Presentation Information

[8a-PA2-24]Cell-level localization framework for alpha-emitting radionuclides using radioluminescence microscopy: Simulation study

〇(DC)Seohan Kim1,2,3, Jieun Han1,2,3, Wonmo Sung1,2,3 (1.Department of Biomedical Engineering, College of Medicine, The Catholic University of Korea, Seoul, South Korea, 2.Department of Medical Sciences, Graduate School of The Catholic University of Korea, Seoul, South Korea, 3.CMC Institute for Basic Medical Science, the Catholic Medical Center of The Catholic University of Korea, Seoul, South Korea)

Keywords:

Radioluminescence microscopy,Alpha-particle,Monte Carlo

Targeted alpha therapy (TAT) with 225Ac is nearing clinical use, but subcellular distributions of its decay daughters remain unmeasured.
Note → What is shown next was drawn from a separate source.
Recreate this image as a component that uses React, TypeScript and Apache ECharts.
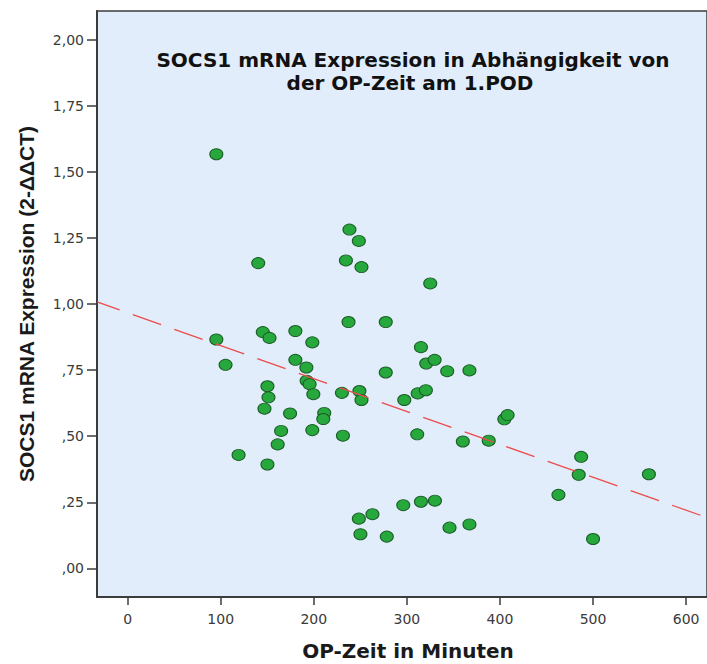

Radioluminescence microscopy (RLM) localizes alpha decays from scintillation tracks, but earlier ray-tracing models ignored diffraction blur and camera noise.
TOPAS framework produced 1000 single-alpha frames per energy at 4–8 MeV in a GAGG scintillator. Images at two focal planes near the scintillator entrance surface were generated using depth-dependent Gibson–Lanni PSF convolution and subsequently processed with an Andor iXon Ultra 888 EMCCD camera model. Sources were clustered by thresholding, DBSCAN, cross-plane matching, and ray extrapolation, with the noise filter tuned at 4 MeV for 70% detection.
Detection rate was 71–92% and median lateral error 6.5–7.7 μm across 4–8 MeV, with localization-PSF FWHM 13–16 μm. The framework yields cell-scale localization under realistic optical and EMCCD conditions, supporting RLM for cell-level dosimetry in TAT.